Son premier long métrage, Les états nordiques, est né du croisement d'une réaction au système, d'un agacement face à un «cinéma de patrimoine confortable», d'un peu d'ego, de frustrations.

En somme, d'un peu de colère.

Denis Côté, cinéaste québécois reconnu pour son travail singulier, a constamment nourri son oeuvre de cet ingrédient. Et il le fait toujours.

«Assurez-vous d'être toujours un peu choqués contre quelque chose, disait-il mercredi soir lors de sa leçon de cinéma à la Cinémathèque, dans le cadre des Rendez-vous du cinéma québécois. Ça rassemble à une sorte de conseil. C'est un moteur de création, la colère.»

Animée par Philippe Gajan, directeur de la revue 24 images, la rencontre a permis de faire le tour, long métrage après long métrage, de la carrière du réalisateur d'Elle veut le chaos à Vic + Flo ont vu un ours, en passant par Carcasses, Curling, Bestiaire, etc.

En guerre contre le narratif

Devant une salle jeune, attentive, rieuse, Côté a raconté avec la franchise et l'ouverture d'esprit qui le caractérisent les états d'âme, les interrogations, les étonnements, les émerveillements, les échanges (il aime visiblement discuter avec les gens, quelles que soient leurs opinions), les réflexions qui ont ponctué sa carrière.

D'entrée de jeu, il a raconté comment il est arrivé au cinéma via le magnétoscope. «Ça me permettait de consommer du cinéma tout seul, sans aller en salle», dit le cinéaste, qui se classe dans la catégorie des cinéphiles Do It Yourself et qui a travaillé avec le MiniDV et autres outils paléontologiques mais toujours «formateurs».

Le langage cinématographique restera toujours, dit-il, son obsession. «J'ai souvent été en guerre contre le narratif. Je ne suis pas un conteur, je n'ai rien à défendre. Je fais un cinéma de poésie, de langage, de matière. Je suis en fait un très mauvais citoyen. Je ne tiens pas de pancarte.»

Confronter le réel

Depuis quelques années, Côté tourne en alternance des films financés et plus scénarisés et des oeuvres extrêmement déstructurées.

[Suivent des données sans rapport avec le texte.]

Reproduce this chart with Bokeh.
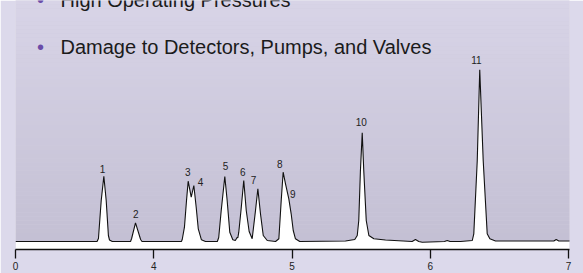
from bokeh.plotting import figure
from bokeh.models import Range1d, Label, ColumnDataSource, FixedTicker
from bokeh.core.properties import value
from bokeh.embed import file_html
from bokeh.resources import INLINE

# ---- data ----
# chromatogram trace: retention time (min) and detector signal (arbitrary units)
trace_time = [3.000, 3.590, 3.600, 3.620, 3.639, 3.656, 3.672, 3.680, 3.700,
              3.832, 3.840, 3.868, 3.905, 3.915,
              4.200, 4.206, 4.222, 4.237, 4.249, 4.271, 4.290, 4.307, 4.322, 4.345, 4.374,
              4.460, 4.470, 4.488, 4.514, 4.531, 4.550, 4.572, 4.590, 4.604, 4.608, 4.615,
              4.631, 4.651, 4.669, 4.690, 4.712, 4.736, 4.753, 4.772, 4.792, 4.821, 4.881,
              4.905, 4.922, 4.936, 4.953, 4.977, 4.994, 5.009, 5.025, 5.056,
              5.387, 5.454, 5.472, 5.483, 5.495, 5.508, 5.519, 5.537, 5.556, 5.592, 5.676,
              5.869, 5.893, 5.917, 5.942, 6.103, 6.123, 6.143, 6.219,
              6.304, 6.315, 6.340, 6.358, 6.383, 6.412, 6.431, 6.472,
              6.894, 6.911, 6.930, 7.015]
trace_signal = [0.0, 0.0, 3.0, 41.0, 65.3, 41.0, 6.0, 1.5, 0.0,
                0.0, 3.0, 18.7, 2.0, 0.0,
                0.0, 2.0, 14.3, 41.0, 60.3, 44.3, 56.0, 34.3, 12.7, 1.7, 0.0,
                0.0, 4.0, 31.0, 65.0, 41.0, 9.3, 1.7, 1.0, 4.3, 3.5, 9.3,
                31.0, 61.0, 31.0, 10.0, 2.7, 31.0, 52.7, 27.7, 6.0, 1.0, 0.0,
                2.7, 41.0, 69.3, 57.7, 42.7, 27.7, 11.0, 2.7, 0.0,
                0.5, 2.0, 6.0, 21.0, 71.0, 108.7, 71.0, 21.0, 6.0, 2.7, 1.5,
                0.0, 2.0, 0.0, -0.7, 0.0, 1.0, 0.0, 0.0,
                1.0, 7.7, 81.0, 171.7, 81.0, 7.7, 2.7, 0.5,
                0.5, 2.0, 0.5, 0.5]

peak_ids = ["1", "2", "3", "4", "5", "6", "7", "8", "9", "10", "11"]
peak_time = [3.639, 3.868, 4.249, 4.290, 4.514, 4.651, 4.753, 4.936, 4.977, 5.508, 6.358]
peak_height = [65.3, 18.7, 60.3, 56.0, 65.0, 61.0, 52.7, 69.3, 42.7, 108.7, 171.7]

tick_positions = [3, 4, 5, 6, 7]
tick_labels = ["0", "4", "5", "6", "7"]
axis_unit = "min"

bullet_lines = ["High Operating Pressures", "Damage to Detectors, Pumps, and Valves"]

# ---- styling / layout ----
W, H = 583, 273
LEFT, RIGHT, TOP, BOTTOM = 15, 14, 0, 24
X0_PX, PX_PER_MIN, BASE_PX = 15, 138.25, 241
FRAME_W = W - LEFT - RIGHT
FRAME_H = H - TOP - BOTTOM

def px2x(px):
    return 3 + (px - X0_PX) / PX_PER_MIN

def py2y(py):
    return BASE_PX - py

OUTER = "#dcd9eb"
GRAD_TOP = (0xd8, 0xd4, 0xe7)
GRAD_BOT = (0xc3, 0xbf, 0xd3)
BULLET = "#6a4ca8"
FONT = "Liberation Sans"

x_start, x_end = 3, 3 + FRAME_W / PX_PER_MIN
y_start, y_end = py2y(TOP + FRAME_H), py2y(TOP)

p = figure(width=W, height=H, output_backend="svg", toolbar_location=None,
           x_range=Range1d(x_start, x_end), y_range=Range1d(y_start, y_end),
           y_axis_location=None, min_border_left=LEFT, min_border_right=RIGHT,
           min_border_top=TOP, min_border_bottom=BOTTOM)
p.border_fill_color = OUTER
p.background_fill_color = "#cecadd"
p.outline_line_color = None
p.grid.visible = False

# gradient panel
n = 60
bands_b, bands_t, bands_c = [], [], []
for i in range(n):
    f = (i + 0.5) / n
    c = tuple(round(GRAD_BOT[k] + (GRAD_TOP[k] - GRAD_BOT[k]) * f) for k in range(3))
    bands_b.append(y_start + (y_end - y_start) * i / n)
    bands_t.append(y_start + (y_end - y_start) * (i + 1) / n + 0.01)
    bands_c.append("#%02x%02x%02x" % c)
p.quad(left=x_start, right=x_end + 0.1, bottom=bands_b, top=bands_t, fill_color=bands_c,
       line_color=None)

# white area under the trace
patch_x = trace_time + [trace_time[-1], trace_time[0]]
patch_y = trace_signal + [y_start, y_start]
p.patch(patch_x, patch_y, fill_color="white", line_color=None)
p.line(trace_time, trace_signal, line_color="#111111", line_width=1.1)

# peak labels
dx = [-1.3, 0.3, -0.4, 6.7, 0.7, -1.0, -4.3, -3.4, 4.0, -1.0, -3.3]
dy = [-7.7, -9.3, -9.0, -3.3, -11.0, -8.3, -9.0, -8.4, -5.0, -10.6, -10.3]
src = ColumnDataSource(dict(x=peak_time, y=peak_height, t=peak_ids, dx=dx, dy=dy))
p.text(x="x", y="y", text="t", source=src, x_offset="dx", y_offset="dy",
       text_align="center", text_baseline="middle", text_font=value(FONT),
       text_font_size="10px", text_color="#222222")

# axis
ax = p.xaxis[0]
ax.ticker = FixedTicker(ticks=tick_positions)
ax.major_label_overrides = {t: l for t, l in zip(tick_positions, tick_labels)}
ax.minor_tick_line_color = None
ax.major_tick_in = 0
ax.major_tick_out = 9
ax.major_tick_line_width = 1.3
ax.axis_line_width = 1.5
ax.axis_line_color = "#111111"
ax.major_tick_line_color = "#111111"
ax.major_label_standoff = 3
ax.major_label_text_font = FONT
ax.major_label_text_font_size = "10px"
ax.major_label_text_color = "#222222"

p.add_layout(Label(x=px2x(572.5), y=py2y(263.5), text=axis_unit, text_font=FONT,
                   text_font_size="10px", text_color="#222222", text_baseline="alphabetic"))

# slide bullet text
for i, line in enumerate(bullet_lines):
    base = -1.0 + 47.5 * i
    p.add_layout(Label(x=px2x(40), y=py2y(base), text="•", text_align="center",
                       text_baseline="alphabetic", text_font=FONT, text_font_size="20px",
                       text_color=BULLET))
    p.add_layout(Label(x=px2x(60), y=py2y(base), text=line, text_baseline="alphabetic",
                       text_font=FONT, text_font_size="20px", text_color="#1b1b1b"))

html = file_html(p, INLINE)
html = html.replace("<body>", '<body style="margin:0;background:%s;">' % OUTER, 1)
open("out.html", "w").write(html)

C'est pour lui une façon de se venger.

«Lorsque j'ai fait Carcasses, c'était une vengeance sur l'industrie et le côté industriel de mon film précédent, Elle veut le chaos, dit-il. C'était terrifiant de faire ce film, et en même temps, c'est tellement excitant. Tu as l'impression d'être à la guerre avec ton glaive.»

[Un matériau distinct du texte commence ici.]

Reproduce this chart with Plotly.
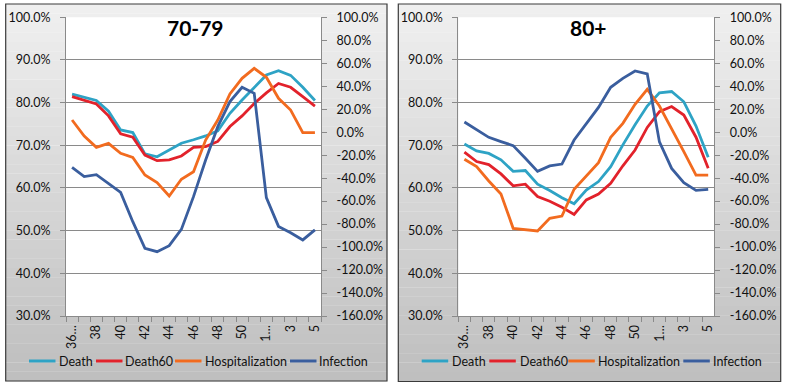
import plotly.graph_objects as go

# ---------------- data ----------------
weeks = ["36", "37", "38", "39", "40", "41", "42", "43", "44", "45", "46", "47",
         "48", "49", "50", "51", "1", "2", "3", "4", "5"]
week_labels = ["36…", "", "38", "", "40", "", "42", "", "44", "", "46", "", "48",
               "", "50", "", "1…", "", "3", "", "5"]

# 70-79 (Death, Death60 on left axis; Hospitalization, Infection on right axis)
death_70 = [82.0, 81.2, 80.5, 78.0, 73.6, 73.0, 68.0, 67.3, 68.9, 70.5, 71.3,
            72.2, 73.4, 77.5, 80.6, 83.6, 86.5, 87.5, 86.4, 83.6, 80.5]
death60_70 = [81.4, 80.5, 79.7, 76.9, 72.7, 71.9, 67.7, 66.4, 66.6, 67.5, 69.5,
              69.7, 70.9, 74.4, 76.9, 79.8, 82.3, 84.5, 83.6, 81.4, 79.2]
hosp_70 = [10.6, -3.3, -13.2, -9.7, -18.4, -21.9, -37.3, -43.9, -55.5, -41.0,
           -34.4, -6.8, 10.6, 33.3, 46.9, 55.6, 47.8, 29.5, 19.3, -0.4, -0.4]
infection_70 = [-30.6, -38.7, -37.0, -44.5, -52.4, -77.9, -101.1, -104.0, -98.8,
                -84.6, -56.1, -24.2, 4.8, 26.6, 39.1, 33.8, -57.0, -82.0, -87.5,
                -93.8, -85.1]

# 80+
death_80 = [70.3, 68.7, 68.1, 66.6, 63.9, 64.1, 60.9, 59.4, 57.7, 56.3, 59.5,
            61.5, 65.0, 70.1, 74.8, 79.2, 82.3, 82.6, 80.2, 74.5, 67.2]
death60_80 = [68.4, 66.2, 65.5, 63.3, 60.5, 60.9, 58.0, 56.9, 55.5, 53.8, 57.2,
              58.6, 61.1, 65.2, 68.9, 74.2, 77.9, 79.1, 77.1, 71.9, 64.6]
hosp_80 = [-23.6, -30.0, -42.5, -53.8, -83.7, -85.1, -86.0, -75.0, -73.0, -49.7,
           -38.1, -26.5, -4.5, 7.7, 24.3, 37.3, 22.8, 3.4, -16.9, -37.3, -37.3]
infection_80 = [8.9, 1.9, -4.5, -8.2, -11.7, -22.7, -34.1, -29.4, -27.7, -6.8,
                7.7, 21.6, 39.1, 46.9, 53.3, 50.7, -8.5, -31.5, -43.9, -50.6, -49.7]

titles = ["70-79", "80+"]
series_names = ["Death", "Death60", "Hospitalization", "Infection"]
left_ticks = [30, 40, 50, 60, 70, 80, 90, 100]
right_ticks = [-160, -140, -120, -100, -80, -60, -40, -20, 0, 20, 40, 60, 80, 100]

# ---------------- styling ----------------
W, H = 785, 388
colors = ["#2EA3C5", "#E2222B", "#F26B1F", "#3A5E9E"]
FONT = "Lato"
TXT = "#111111"
GRID = "#8a8a8a"


def px(xp):
    return xp / W


def py(yp):
    return 1 - yp / H


panels = [
    dict(box=(5.7, 4, 387, 381), plot=(66, 17.3, 321, 316),
         legend_line=[29, 96, 175, 290], legend_text=[57, 123, 203, 317],
         data=[death_70, death60_70, hosp_70, infection_70]),
    dict(box=(398.3, 4, 780.7, 381.5), plot=(458.3, 17.3, 714.3, 316),
         legend_line=[421.7, 489.3, 568.3, 683.3], legend_text=[450, 518, 596, 711],
         data=[death_80, death60_80, hosp_80, infection_80]),
]

fig = go.Figure()
shapes = []
annotations = []
layout = {}


def lerp_color(c1, c2, t):
    r = [round(c1[i] + (c2[i] - c1[i]) * t) for i in range(3)]
    return "rgb(%d,%d,%d)" % tuple(r)


for k, p in enumerate(panels):
    xa = "x" if k == 0 else "x2"
    ya_l = "y" if k == 0 else "y3"
    ya_r = "y2" if k == 0 else "y4"
    x0, y0, x1, y1 = p["box"]
    # gradient background
    n = 40
    for b in range(n):
        ya = y0 + (y1 - y0) * b / n
        yb = y0 + (y1 - y0) * (b + 1) / n
        shapes.append(dict(type="rect", xref="paper", yref="paper", layer="below",
                           x0=px(x0), x1=px(x1), y0=py(yb) - 0.0005, y1=py(ya),
                           fillcolor=lerp_color((240, 240, 240), (190, 190, 190), (b + 0.5) / n),
                           line=dict(width=0)))
    # plot area white
    px0, py0, px1, py1 = p["plot"]
    shapes.append(dict(type="rect", xref="paper", yref="paper", layer="below",
                       x0=px(px0), x1=px(px1), y0=py(py1), y1=py(py0),
                       fillcolor="white", line=dict(width=0)))
    # border
    shapes.append(dict(type="rect", xref="paper", yref="paper", layer="below",
                       x0=px(x0), x1=px(x1), y0=py(y1), y1=py(y0),
                       fillcolor="rgba(0,0,0,0)", line=dict(color="#3a3a3a", width=1.2)))

    # traces
    for s, (name, vals) in enumerate(zip(series_names, p["data"])):
        fig.add_trace(go.Scatter(
            x=weeks, y=vals, name=name, mode="lines",
            line=dict(color=colors[s], width=2.8),
            xaxis=xa, yaxis=ya_l if s < 2 else ya_r,
            showlegend=False))

    # manual legend
    for s, name in enumerate(series_names):
        lx = p["legend_line"][s]
        shapes.append(dict(type="line", xref="paper", yref="paper",
                           x0=px(lx), x1=px(lx + 26.5), y0=py(361), y1=py(361),
                           line=dict(color=colors[s], width=3)))
        annotations.append(dict(text=name, xref="paper", yref="paper",
                                x=px(p["legend_text"][s]), y=py(361),
                                xanchor="left", yanchor="middle", showarrow=False,
                                font=dict(family=FONT, size=12.5, color=TXT)))

    # title
    annotations.append(dict(text=titles[k], xref="paper", yref="paper",
                            x=px((px0 + px1) / 2 + 2), y=py(28), xanchor="center",
                            yanchor="middle", showarrow=False,
                            font=dict(family=FONT, size=21, color="#000000", weight="bold")))

    xdom = [px(px0), px(px1)]
    ydom = [py(py1), py(py0)]
    xkey = "xaxis" if k == 0 else "xaxis2"
    ylkey = "yaxis" if k == 0 else "yaxis3"
    yrkey = "yaxis2" if k == 0 else "yaxis4"
    layout[xkey] = dict(domain=xdom, anchor=ya_l, type="category", automargin=False,
                        tickmode="array", tickvals=weeks, ticktext=week_labels,
                        tickson="boundaries", ticks="outside", ticklen=5,
                        tickcolor=GRID, showline=True, linecolor=GRID, linewidth=1,
                        showgrid=False, zeroline=False, tickangle=-90,
                        ticklabelstandoff=3,
                        tickfont=dict(family=FONT, size=12.5, color=TXT),
                        range=[-0.5, len(weeks) - 0.5], fixedrange=True)
    layout[ylkey] = dict(domain=ydom, anchor=xa, range=[30, 100], automargin=False,
                         tickmode="array", tickvals=left_ticks,
                         ticktext=["%.1f%%" % v for v in left_ticks],
                         ticks="outside", ticklen=5, tickcolor=GRID,
                         showline=True, linecolor=GRID, linewidth=1,
                         showgrid=False, zeroline=False, ticklabelstandoff=7,
                         minor=dict(tickmode="array", tickvals=left_ticks[1:-1],
                                    showgrid=True, gridcolor=GRID, gridwidth=1,
                                    ticks=""),
                         tickfont=dict(family=FONT, size=12.5, color=TXT), fixedrange=True)
    layout[yrkey] = dict(overlaying=ya_l, anchor=xa, side="right", range=[-160, 100],
                         automargin=False,
                         tickmode="array", tickvals=right_ticks,
                         ticktext=["%.1f%%" % v for v in right_ticks],
                         ticks="outside", ticklen=5, tickcolor=GRID,
                         showline=True, linecolor=GRID, linewidth=1,
                         showgrid=False, zeroline=False, ticklabelstandoff=7,
                         tickfont=dict(family=FONT, size=12.5, color=TXT), fixedrange=True)

fig.update_layout(
    width=W, height=H, margin=dict(l=0, r=0, t=0, b=0, autoexpand=False),
    paper_bgcolor="white", plot_bgcolor="white",
    shapes=shapes, annotations=annotations, showlegend=False,
    font=dict(family=FONT, color=TXT),
    **layout)

fig.write_html("out.html", config={"displayModeBar": False, "staticPlot": True},
               post_script="document.body.style.margin='0';document.body.style.padding='0';")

Au fil des années, il s'est lassé des films relevant soi-disant du réalisme social.

«Pourquoi filmer la réalité dans laquelle on vit pour la resservir à un public en lui disant qu'il vit ça tous les jours? C'était intéressant dans les années 60-70. On appelait ça le cinéma direct. Les gens avaient besoin de se voir sur un écran pour s'identifier. Il me semble qu'on s'est assez vus!»

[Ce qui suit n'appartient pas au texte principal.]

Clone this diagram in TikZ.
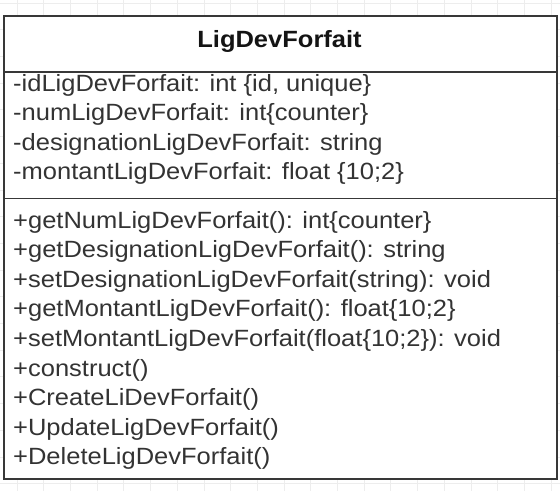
\documentclass[tikz,border=0pt]{standalone}
\usepackage{fontspec}
\setmainfont{Liberation Sans}
\usepackage{graphicx}
\begin{document}
\begin{tikzpicture}[x=1pt,y=-1pt,
  gridline/.style={draw=black!7,line width=0.8pt},
  classbox/.style={draw=black!78,line width=1.8pt,fill=white,inner sep=0pt},
  sepline/.style={draw=black!78,line width=1.6pt},
  titletext/.style={inner sep=0pt,anchor=base,text=black!92,font=\fontsize{23.5}{28}\selectfont\bfseries},
  member/.style={inner sep=0pt,anchor=base west,text=black!80,font=\fontsize{23.5}{30}\selectfont}]
\useasboundingbox (0,0) rectangle (560,491);
\fill[white] (0,0) rectangle (560,491);
\foreach \gx in {17,43.7,70.4,97.1,123.8,150.5,177.2,203.9,230.6,257.3,284,310.7,337.4,364.1,390.8,417.5,444.2,470.9,497.6,524.3,551}
  \draw[gridline] (\gx,0) -- (\gx,491);
\foreach \gy in {3,29.7,56.4,83.1,109.8,136.5,163.2,189.9,216.6,243.3,270,296.7,323.4,350.1,376.8,403.5,430.2,456.9,483.6}
  \draw[gridline] (0,\gy) -- (560,\gy);
\node[classbox,minimum width=553pt,minimum height=463pt,anchor=north west] (cls) at (3,15) {};
\coordinate (s1l) at (3,71.7); \coordinate (s1r) at (556,71.7);
\coordinate (s2l) at (3,198.5); \coordinate (s2r) at (556,198.5);
\draw[sepline] (s1l) -- (s1r);
\draw[sepline] (s2l) -- (s2r);
\def\sx{1.085}
\node[titletext] (title) at (279.5,47) {\scalebox{\sx}[1]{LigDevForfait}};
\node[member] (a1) at (13,91.2) {\scalebox{\sx}[1]{-idLigDevForfait: int \{id, unique\}}};
\node[member] (a2) at (13,120.6) {\scalebox{\sx}[1]{-numLigDevForfait: int\{counter\}}};
\node[member] (a3) at (13,150) {\scalebox{\sx}[1]{-designationLigDevForfait: string}};
\node[member] (a4) at (13,179.5) {\scalebox{\sx}[1]{-montantLigDevForfait: float \{10;2\}}};
\node[member] (m1) at (13,228) {\scalebox{\sx}[1]{+getNumLigDevForfait(): int\{counter\}}};
\node[member] (m2) at (13,257.6) {\scalebox{\sx}[1]{+getDesignationLigDevForfait(): string}};
\node[member] (m3) at (13,287.2) {\scalebox{\sx}[1]{+setDesignationLigDevForfait(string): void}};
\node[member] (m4) at (13,316.8) {\scalebox{\sx}[1]{+getMontantLigDevForfait(): float\{10;2\}}};
\node[member] (m5) at (13,346.4) {\scalebox{\sx}[1]{+setMontantLigDevForfait(float\{10;2\}): void}};
\node[member] (m6) at (13,376) {\scalebox{\sx}[1]{+construct()}};
\node[member] (m7) at (13,405.6) {\scalebox{\sx}[1]{+CreateLiDevForfait()}};
\node[member] (m8) at (13,435.2) {\scalebox{\sx}[1]{+UpdateLigDevForfait()}};
\node[member] (m9) at (13,464.8) {\scalebox{\sx}[1]{+DeleteLigDevForfait()}};
\end{tikzpicture}
\end{document}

Lui a envie de jouer avec le réel, de le défier. Il veut se réapproprier la réalité et la transposer. «C'est ce qui manque le plus dans le cinéma québécois. Nous sommes toujours dans l'imitation d'un réel qu'on connaît sous prétexte d'authenticité ou en train de rendre compte de ce réel. Le réel est tellement noble qu'on ne peut jamais le remettre en question.»

On en revient à la colère du début. Denis Côté est-il toujours habité par la colère? Oui, en quelque sorte.

Il observe parfois chez lui une envie de trouver le public et un agacement devant cette étiquette de cinéaste de festival qui lui colle à la peau, constate ce qu'il appelle un «déficit de reconnaissance». Mais il ne baisse pas les bras pour autant et refuse de faire un cinéma lisse, estimant qu'une des beautés des films se trouve dans leurs imperfections.

«Le pire danger, au cinéma, est de s'embourgeoiser, dit-il. Il faut toujours que tu fabriques ta propre urgence. Moi, à 41 ans, je ne suis pas animé par la même colère. Mais je m'assure d'être toujours choqué contre quelque chose.»